Por isso, o certo mesmo teria sido o presidente, que é o Comandante Supremo das Forças Armadas, mandar ler, em todos os quartéis, uma ordem do dia em favor da democracia.
E fazer um pronunciamento nacional de mesmo teor.
Só ganhando
a sociedade, inclusive a maioria das forças armadas, para uma “nova doutrina”, é que poderemos “colocar um ponto final na intervenção militar”.
Aldo fala, também, da necessidade de “vedação legal e punição exemplar, pelo Judiciário, dos envolvidos na tentativa de golpe”.
Ele
parece não perceber que a atitude que aplaude - “vetar atos em memória dos
60 anos do golpe” – tem uma decorrência prática que vai no sentido oposto a punição exemplar que ele mesmo defende.
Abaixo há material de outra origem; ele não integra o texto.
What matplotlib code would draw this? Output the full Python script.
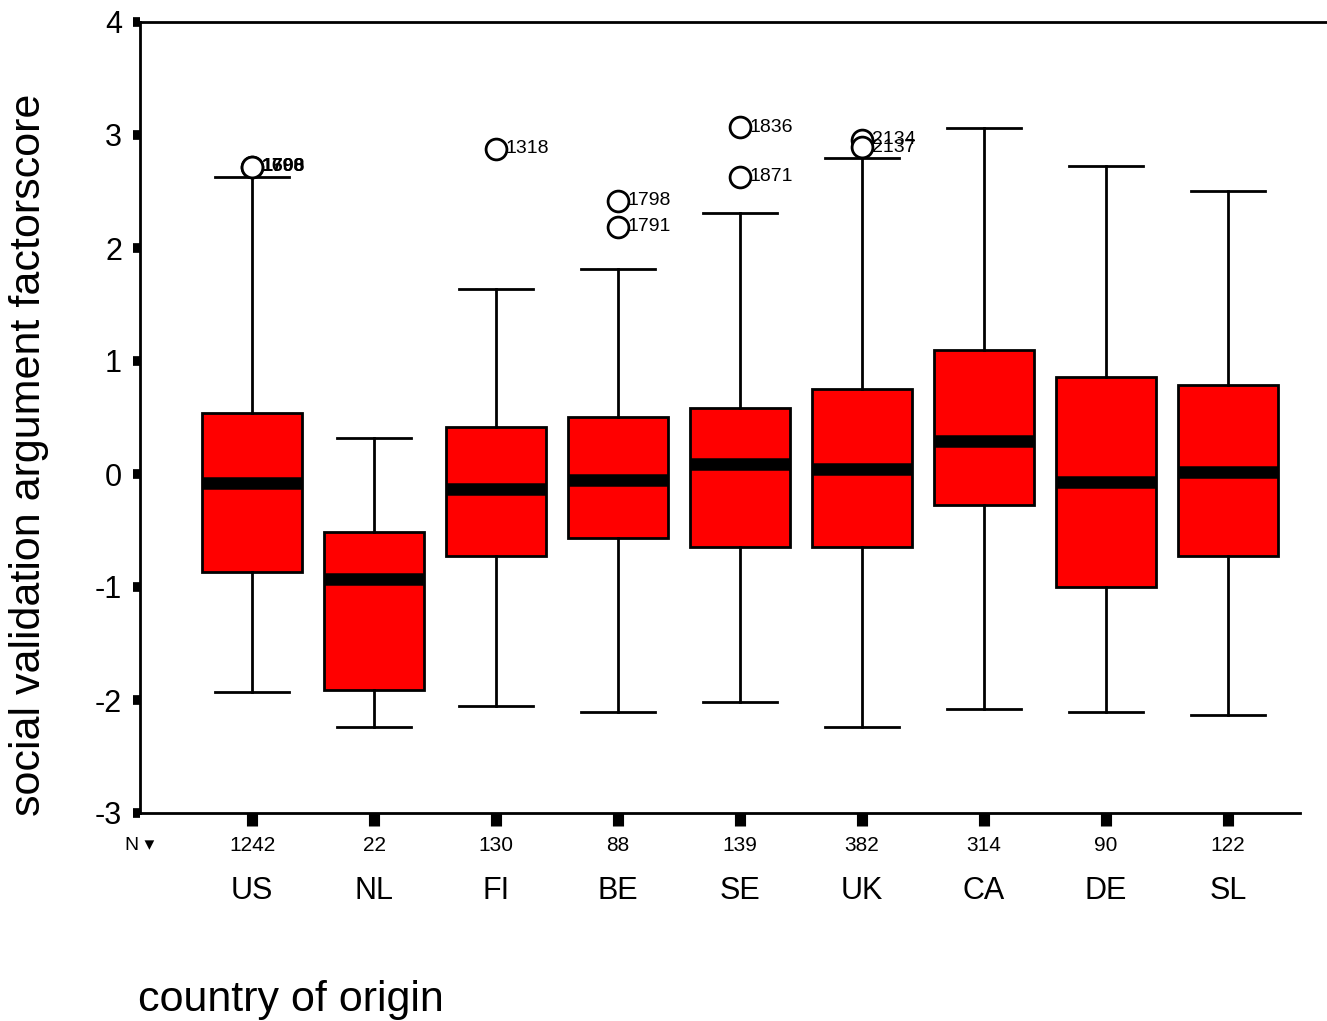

Ainda mais “curiosamente”, vindo de quem tem mínima informação
sobre as internas do PT, Aldo diz que “quando o atual ministro da Defesa e o
comandante do Exército propuseram uma lei que vedasse o envolvimento eleitoral
e partidário de militares da ativa e de sua participação em ministérios,
setores do PT, a exemplo do senador Jaques Wagner (BA), sugeriram não levar
adiante o último ponto. Os parlamentes de esquerda, depois da redemocratização,
não se preocuparam em fechar legalmente as portas da participação dos militares
na vida política e partidária”.
Nessa questão acima, rogo que o Teco de Aldo dialogue com o Tico de Fornazieri.
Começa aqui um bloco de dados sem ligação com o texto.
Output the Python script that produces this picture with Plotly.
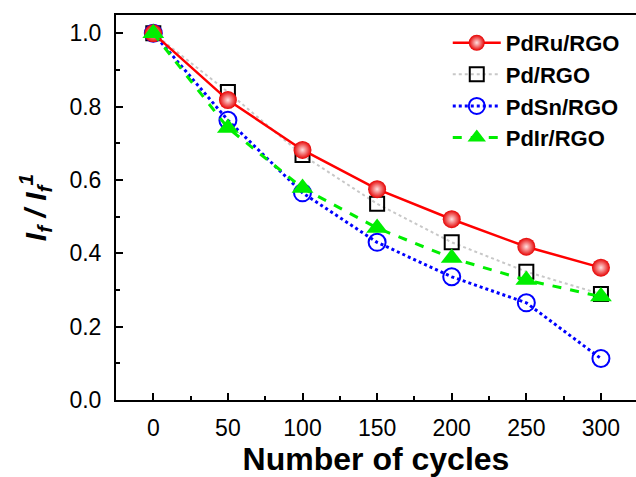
import plotly.graph_objects as go

cycles = [0, 50, 100, 150, 200, 250, 300]
pdru = [1.0, 0.818, 0.682, 0.575, 0.493, 0.418, 0.361]
pd = [1.0, 0.840, 0.668, 0.535, 0.430, 0.350, 0.289]
pdsn = [1.0, 0.763, 0.565, 0.430, 0.336, 0.265, 0.113]
pdir = [1.0, 0.742, 0.578, 0.469, 0.387, 0.327, 0.282]

FONT = "Liberation Sans, Arial, sans-serif"

fig = go.Figure()
fig.add_trace(go.Scatter(
    x=cycles, y=pd, name="Pd/RGO", mode="lines+markers", legendrank=2,
    line=dict(color="#c8c8c8", width=2, dash="dot"),
    marker=dict(symbol="square-open", size=14, color="black", line=dict(width=2, color="black"))))
fig.add_trace(go.Scatter(
    x=cycles, y=pdsn, name="PdSn/RGO", mode="lines+markers", legendrank=3,
    line=dict(color="#0000ff", width=3, dash="dot"),
    marker=dict(symbol="circle-open", size=17, color="#0000ff", line=dict(width=2, color="#0000ff"))))
fig.add_trace(go.Scatter(
    x=cycles, y=pdru, name="PdRu/RGO", mode="lines+markers", legendrank=1,
    line=dict(color="#ff0000", width=2.5),
    marker=dict(symbol="circle", size=18, color="#e60000",
                gradient=dict(type="radial", color="#ffe0e0"), line=dict(width=0))))
fig.add_trace(go.Scatter(
    x=cycles, y=pdir, name="PdIr/RGO", mode="lines+markers", legendrank=4,
    line=dict(color="#00ee00", width=3, dash="dash"),
    marker=dict(symbol="triangle-up", size=19, color="#00ee00", line=dict(width=0))))

fig.update_layout(
    width=636, height=477,
    margin=dict(l=116, r=0, t=15, b=77),
    paper_bgcolor="white", plot_bgcolor="white",
    font=dict(family=FONT, color="black"),
    showlegend=True,
    legend=dict(x=0.638, y=0.982, xanchor="left", yanchor="top",
                font=dict(family=FONT, size=22, color="black", weight="bold"),
                bgcolor="rgba(0,0,0,0)", tracegroupgap=0, itemwidth=48),
)
fig.update_xaxes(
    range=[-25, 323.5], tickmode="array", tickvals=cycles, ticktext=[str(c) for c in cycles],
    showline=True, linecolor="black", linewidth=2, mirror=True,
    ticks="inside", ticklen=7, tickwidth=1.5, tickcolor="black",
    minor=dict(ticks="inside", ticklen=4, tickwidth=1.5, tickcolor="black", dtick=25, tick0=0),
    showgrid=False, zeroline=False,
    tickfont=dict(family=FONT, size=23), ticklabelstandoff=6,
    title=dict(text="<b>Number of cycles</b>", font=dict(family=FONT, size=32), standoff=4),
)
fig.update_yaxes(
    range=[0, 1.05], tickmode="array", tickvals=[0, 0.2, 0.4, 0.6, 0.8, 1.0],
    ticktext=["0.0", "0.2", "0.4", "0.6", "0.8", "1.0"],
    showline=True, linecolor="black", linewidth=2, mirror=False,
    ticks="inside", ticklen=7, tickwidth=1.5, tickcolor="black",
    minor=dict(ticks="inside", ticklen=4, tickwidth=1.5, tickcolor="black", dtick=0.1, tick0=0),
    showgrid=False, zeroline=False,
    tickfont=dict(family=FONT, size=23), ticklabelstandoff=8,
    title=dict(text="<b><i>I<sub>f</sub> / I<sub>f</sub><sup>1</sup></i></b>",
               font=dict(family=FONT, size=30), standoff=14),
)

fig.write_html("out.html")
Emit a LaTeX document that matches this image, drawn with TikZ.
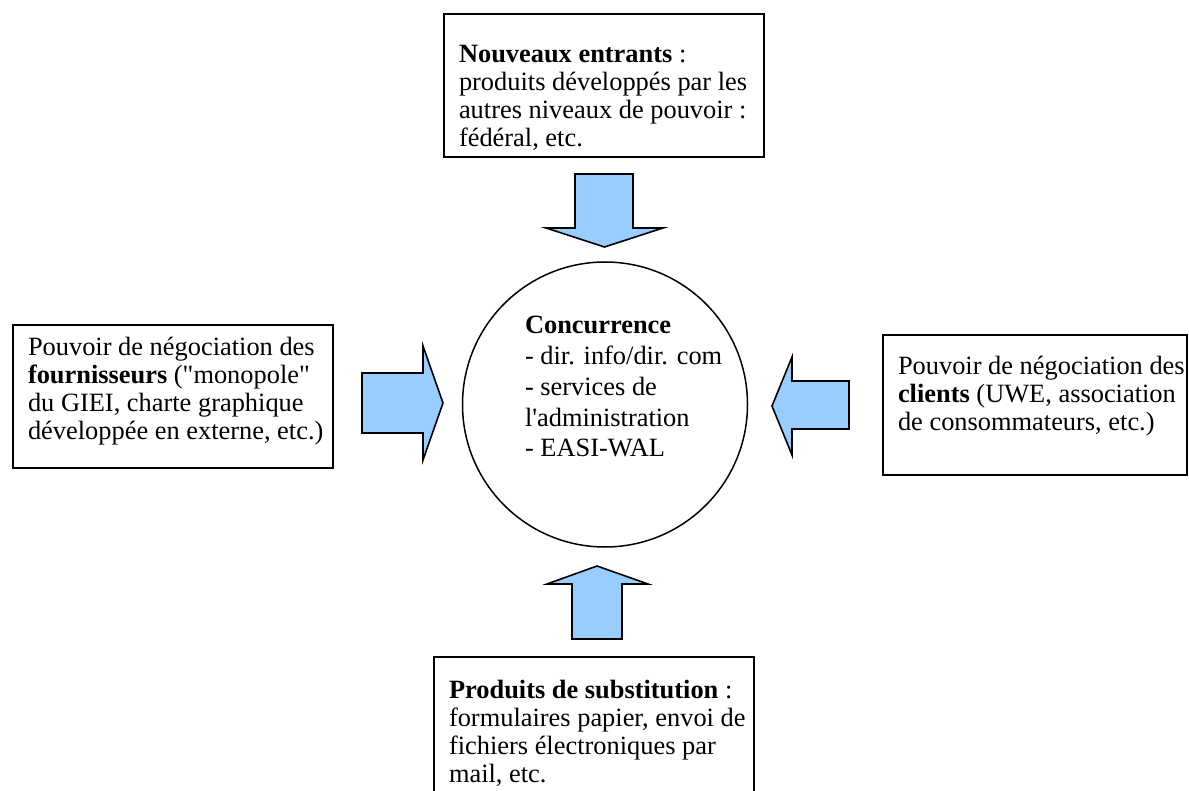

Existem, efetivamente, parlamentares e setores do PT que
defendem a mesma posição que Aldo Fornazieri no caso "atos oficiais sobre 1964". É o caso de Jaques Wagner. Que, pelo mesmo motivo, resiste contra várias medidas que visam “enquadrar” os militares. E há outros setores do Partido e outras parlamentares do Partido que são favoráveis a “enquadrar” os militares. E, coerentemente, são também favoráveis a atos oficiais para marcar o aniversário do golpe. Nesse jogo de posições, quem não exibe coerência é Aldo Fornazieri.
Mas a passagem mais ilustrativa de que o Tico-não-conversa-com-Teco do texto de Aldo
é quando ele diz que “a decisão de Lula de vetar atos no âmbito do governo não
tem o sentido de compor com os militares nem de cooptá-los, mas sim de poder
comandá-los segundo a Constituição e de imprimir uma nova orientação
profissional e modernizadora a sua formação. Não conseguirá fazer isso se
estimular divisões”.
Por óbvio, se criticar o golpe de 64 “estimula divisões”, é porque há golpistas nas forças armadas. E como combater estes golpistas? Segundo Fornazieri, fazendo o que os golpistas desejam, ou seja, não criticando o golpe!
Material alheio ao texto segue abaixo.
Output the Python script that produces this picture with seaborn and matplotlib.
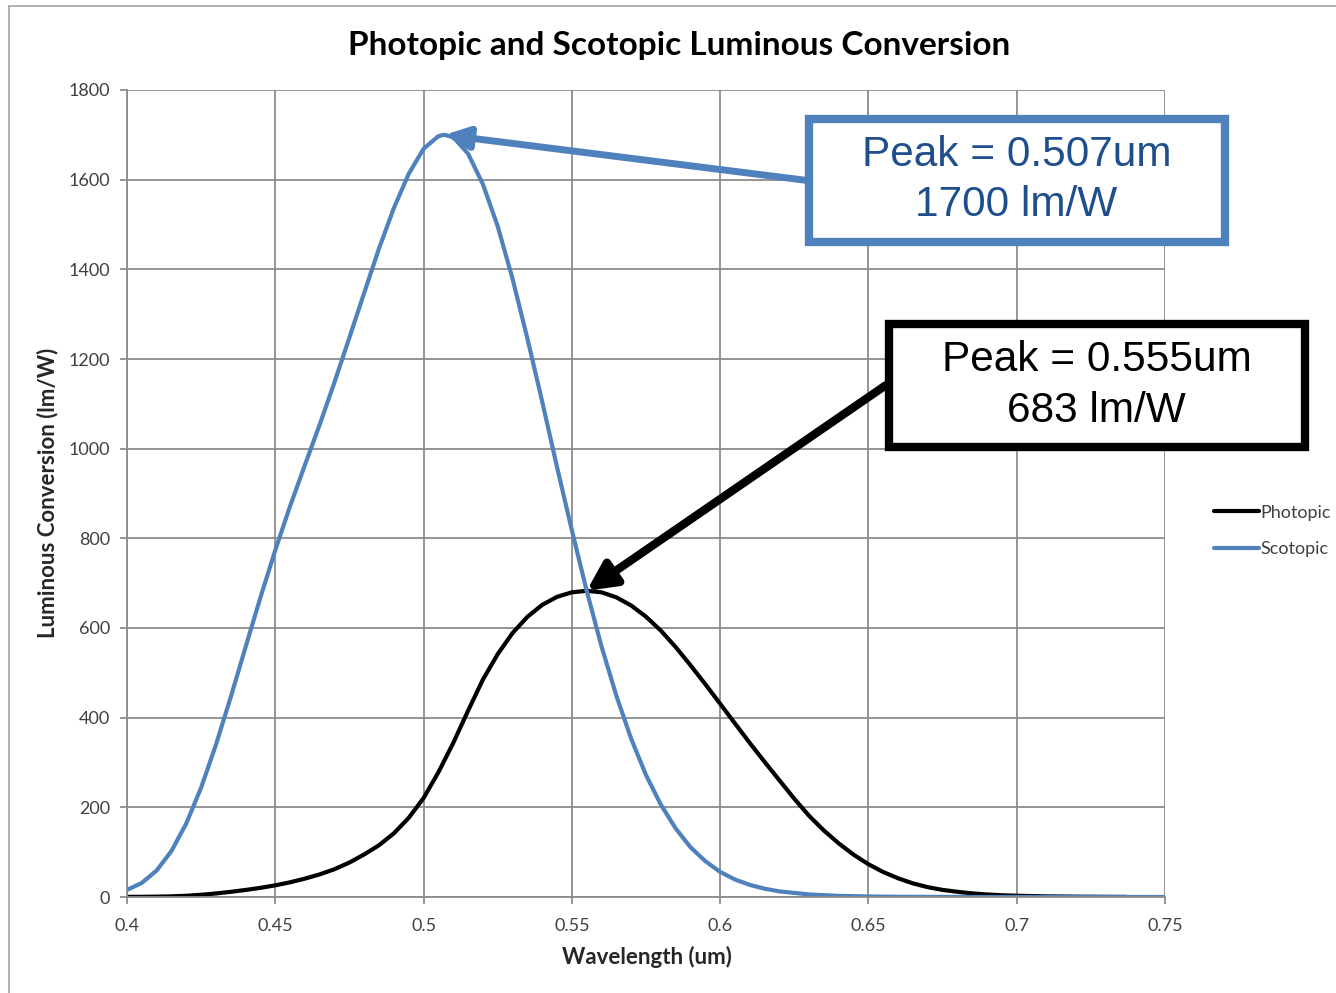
import numpy as np
import pandas as pd
import matplotlib
matplotlib.use("Agg")
import matplotlib.pyplot as plt
from matplotlib.lines import Line2D
from matplotlib.patches import Rectangle
import seaborn as sns

# ---- data ----
photopic_wl = [0.400, 0.405, 0.410, 0.415, 0.420, 0.425, 0.430, 0.435, 0.440, 0.445,
               0.450, 0.455, 0.460, 0.465, 0.470, 0.475, 0.480, 0.485, 0.490, 0.495,
               0.500, 0.505, 0.510, 0.515, 0.520, 0.525, 0.530, 0.535, 0.540, 0.545,
               0.550, 0.555, 0.560, 0.565, 0.570, 0.575, 0.580, 0.585, 0.590, 0.595,
               0.600, 0.605, 0.610, 0.615, 0.620, 0.625, 0.630, 0.635, 0.640, 0.645,
               0.650, 0.655, 0.660, 0.665, 0.670, 0.675, 0.680, 0.685, 0.690, 0.695,
               0.700, 0.710, 0.720, 0.730, 0.737]
photopic_val = [0.3, 0.4, 0.8, 1.5, 2.7, 5.0, 7.9, 11.5, 15.7, 20.4,
                26.0, 32.8, 41.0, 50.5, 62.1, 76.9, 95.0, 115.6, 142.1, 176.6,
                220.6, 278.2, 343.5, 415.4, 484.9, 541.8, 588.7, 624.8, 651.6, 669.5,
                679.6, 683.0, 679.6, 668.4, 650.2, 625.2, 594.2, 557.5, 517.0, 474.6,
                431.0, 387.1, 343.5, 301.3, 260.2, 219.2, 181.0, 148.2, 119.5, 94.4,
                73.1, 55.7, 41.7, 30.4, 21.9, 15.8, 11.6, 8.1, 5.6, 3.9,
                2.8, 1.4, 0.7, 0.4, 0.2]

scotopic_wl = [0.400, 0.405, 0.410, 0.415, 0.420, 0.425, 0.430, 0.435, 0.440, 0.445,
               0.450, 0.455, 0.460, 0.465, 0.470, 0.475, 0.480, 0.485, 0.490, 0.495,
               0.500, 0.505, 0.507, 0.510, 0.515, 0.520, 0.525, 0.530, 0.535, 0.540,
               0.545, 0.550, 0.555, 0.560, 0.565, 0.570, 0.575, 0.580, 0.585, 0.590,
               0.595, 0.600, 0.605, 0.610, 0.615, 0.620, 0.630, 0.640, 0.650, 0.660,
               0.670, 0.680, 0.690, 0.700, 0.720, 0.750]
scotopic_val = [15.8, 31.5, 59.2, 102.7, 164.2, 244.1, 339.7, 446.3, 557.8, 668.3,
                773.5, 872.1, 963.9, 1054.0, 1149.0, 1248.0, 1348.0, 1447.0, 1537.0, 1613.0,
                1669.0, 1697.0, 1700.0, 1695.0, 1658.0, 1590.0, 1496.0, 1379.0, 1246.0, 1105.0,
                959.0, 818.0, 683.0, 559.0, 449.0, 353.0, 272.0, 206.0, 153.0, 111.0,
                80.0, 56.0, 39.0, 27.0, 18.5, 12.5, 5.7, 2.5, 1.2, 0.5,
                0.3, 0.1, 0.1, 0.0, 0.0, 0.0]

series_names = ["Photopic", "Scotopic"]
x_ticks = [0.4, 0.45, 0.5, 0.55, 0.6, 0.65, 0.7, 0.75]
x_tick_labels = ["0.4", "0.45", "0.5", "0.55", "0.6", "0.65", "0.7", "0.75"]
y_ticks = [0, 200, 400, 600, 800, 1000, 1200, 1400, 1600, 1800]

title = "Photopic and Scotopic Luminous Conversion"
x_label = "Wavelength (um)"
y_label = "Luminous Conversion (lm/W)"
scot_peak = (0.507, 1700)
phot_peak = (0.555, 683)
scot_note = "Peak = 0.507um\n1700 lm/W"
phot_note = "Peak = 0.555um\n683 lm/W"

df = pd.concat([
    pd.DataFrame({"wl": photopic_wl, "val": photopic_val, "series": "Photopic"}),
    pd.DataFrame({"wl": scotopic_wl, "val": scotopic_val, "series": "Scotopic"}),
], ignore_index=True)

# ---- style ----
sns.set_theme(style="whitegrid")
plt.rcParams["font.family"] = ["Lato", "DejaVu Sans"]

BLUE = "#4F81BD"
TEXT_BLUE = "#1F4E8C"
GRID = "#8C8C8C"
TICK = "#404040"

fig = plt.figure(figsize=(13.36, 9.93), dpi=100)
fig.patch.set_facecolor("white")
ax = fig.add_axes([127 / 1336, 1 - 897 / 993, (1165 - 127) / 1336, (897 - 90) / 993])
ax.set_facecolor("white")

sns.lineplot(data=df, x="wl", y="val", hue="series", hue_order=series_names,
             palette={"Photopic": "black", "Scotopic": BLUE},
             linewidth=3.0, estimator=None, sort=False, ax=ax)

ax.set_xlim(0.4, 0.75)
ax.set_ylim(0, 1800)
ax.set_xticks(x_ticks)
ax.set_xticklabels(x_tick_labels)
ax.set_yticks(y_ticks)
ax.set_yticklabels([str(v) for v in y_ticks])

ax.grid(True, color=GRID, linewidth=1.3)
for side in ["top", "right"]:
    ax.spines[side].set_visible(False)
for side in ["left", "bottom"]:
    ax.spines[side].set_visible(True)
    ax.spines[side].set_color(GRID)
    ax.spines[side].set_linewidth(1.3)
ax.tick_params(axis="both", which="major", length=5, width=1.3, color=GRID,
               labelsize=13, labelcolor=TICK, bottom=True, left=True)
ax.tick_params(axis="y", pad=7)
ax.tick_params(axis="x", pad=10)

ax.set_xlabel("")
ax.set_ylabel("")
fig.text(647 / 1336, 1 - 957 / 993, x_label, ha="center", va="center",
         fontsize=16, fontweight="bold", color="#262626")
fig.text(48 / 1336, 1 - 493 / 993, y_label, ha="center", va="center",
         rotation=90, fontsize=16, fontweight="bold", color="#262626")
fig.text(679 / 1336, 1 - 46 / 993, title, ha="center", va="center",
         fontsize=24, fontweight="bold", color="black")

# legend
handles, labels = ax.get_legend_handles_labels()
if ax.legend_:
    ax.legend_.remove()
leg = fig.legend(handles, labels, loc="center left",
                 bbox_to_anchor=(1207 / 1336, 1 - 531 / 993),
                 frameon=False, fontsize=13, handlelength=2.5, handletextpad=0.05,
                 labelspacing=1.15, borderaxespad=0)
for t in leg.get_texts():
    t.set_color(TICK)

# chart area border (left and top visible)
fig.add_artist(Line2D([9 / 1336, 9 / 1336], [0, 1 - 6 / 993], transform=fig.transFigure,
                      color="#A6A6A6", linewidth=1.2))
fig.add_artist(Line2D([9 / 1336, 1], [1 - 6 / 993, 1 - 6 / 993], transform=fig.transFigure,
                      color="#A6A6A6", linewidth=1.2))

# annotation boxes (axes-fraction coordinates)
def px_to_axes(px, py):
    return (px - 127) / 1038, (897 - py) / 807

# blue box
bx0, by1 = px_to_axes(808.5, 119)
bx1, by0 = px_to_axes(1224.5, 241.5)
ax.add_patch(Rectangle((bx0, by0), bx1 - bx0, by1 - by0, transform=ax.transAxes,
                       fill=True, facecolor="white", edgecolor=BLUE, linewidth=6,
                       clip_on=False, zorder=5))
ax.text((bx0 + bx1) / 2, (by0 + by1) / 2, scot_note, transform=ax.transAxes,
        ha="center", va="center", fontsize=30.5, color=TEXT_BLUE,
        family=["Liberation Sans", "DejaVu Sans"], linespacing=1.33, zorder=6)
ax.annotate("", xy=scot_peak, xycoords="data",
            xytext=(bx0 - 0.003, (by0 + by1) / 2), textcoords="axes fraction",
            arrowprops=dict(arrowstyle="-|>,head_length=1.2,head_width=0.55",
                            color=BLUE, lw=5, shrinkA=0, shrinkB=0),
            zorder=6, annotation_clip=False)

# black box
kx0, ky1 = px_to_axes(888.5, 324)
kx1, ky0 = px_to_axes(1304.5, 447)
ax.add_patch(Rectangle((kx0, ky0), kx1 - kx0, ky1 - ky0, transform=ax.transAxes,
                       fill=True, facecolor="white", edgecolor="black", linewidth=6,
                       clip_on=False, zorder=5))
ax.text((kx0 + kx1) / 2, (ky0 + ky1) / 2, phot_note, transform=ax.transAxes,
        ha="center", va="center", fontsize=30.5, color="black",
        family=["Liberation Sans", "DejaVu Sans"], linespacing=1.33, zorder=6)
ax.annotate("", xy=phot_peak, xycoords="data",
            xytext=(kx0 - 0.003, (ky0 + ky1) / 2), textcoords="axes fraction",
            arrowprops=dict(arrowstyle="-|>,head_length=1.4,head_width=0.7",
                            color="black", lw=6, shrinkA=0, shrinkB=0),
            zorder=6, annotation_clip=False)

fig.savefig("out.png", dpi=100, facecolor="white")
Noutras palavras: ser comandante, para Fornazieri, é abrir mão de dar sua opinião,
porque isto contrariaria a opinião dos comandados!
Como, apesar de tudo, Fornazieri acha que o golpe merece ser criticado, ele atribui esta missão à sociedade civil, aos movimentos sociais e aos partidos políticos. E diz que “a impressão que fica é que as esquerdas querem terceirizar os protestos contra o golpe para o governo”.
De fato, tem setores da esquerda que agem e pensam mais ou menos como diz Aldo, especialmente no combate ao bolsonarismo.
Mas a recíproca também é parcialmente verdadeira: tem setores do governo que querem terceirizar para a sociedade tarefas que são do governo. Afinal, um governo construído em torno da consigna de “defender a democracia contra a extrema-direita” tem a obrigação moral, política e legal de tomar posição frente aos acontecimentos de 1964.
Até porque não há escapatória: não falar nada é, em si mesmo, tomar uma
posição.
Ao “vetar atos em memória dos 60 anos do golpe”, o governo está tomando posição. Uma posição escandalosamente errada.
Aldo diz que, se promovesse atos em memória dos 60 anos do golpe, o governo estaria confundindo seu papel com o papel dos partidos políticos. Pode parecer incrível, mas ouvi exatamente esse mesmo argumento quando Lula convocou um ato para marcar 1 ano do golpe de 2023. Segundo a Jovem Pan (!!), o governo estaria "partidarizando o tema".
Fica a pergunta para Aldo: foi certo ou errado convocar um ato para condenar a intentona de 2023? Se foi certo, porque o que valeria no caso da intentona, não valeria também no caso do golpe de 1964??
Aldo defende que o governo Lula reforce “o discurso em defesa da democracia e dos benefícios que ela pode suscitar para a sociedade, para a justiça social e para a liberdade”, isto porque o “confronto de negações excludentes” seria “mais apropriado aos partidos”.
Mais próprio dos governos, diz Aldo, seria “a construção positiva de direção e sentido”.
Teoricamente, isto é uma tese. Politicamente, é um suicídio.
Na correlação de forças em que estamos, se o governo Lula não cumprir um papel muito
ativo na disputa política-ideológica, mais cedo ou mais tarde a extrema-direita voltará a controlar o governo federal e, com isso, poderá fazer “negações excludentes” contra nós.
Por isso, com o perdão de Weber e ao contrário do que diz Aldo Fornazieri, não deveríamos nos preocupar com a “ética da responsabilidade".
Devemos nos preocupar, isto sim, com a “ética da falta de responsabilidade", presente na atitude de não enfatizar, nem enfrentar, os vínculos entre o golpismo de agora e o golpismo de 1964.
Foi a atitude da maioria dos integrantes do Diretório Nacional do PT, em 2022, ao não tratar da questão militar no programa do Partido, da Federação e da Coligação.
Foi a atitude do governo eleito, ao não tratar da questão na transição.
É a atitude do governo, hoje, ao não realizar atos oficiais para tratar do golpe de1964 e da ditadura militar que ali começou.
Há tempo de corrigir esta atitude. Mas o tempo corre contra nós, cada vez mais rápido.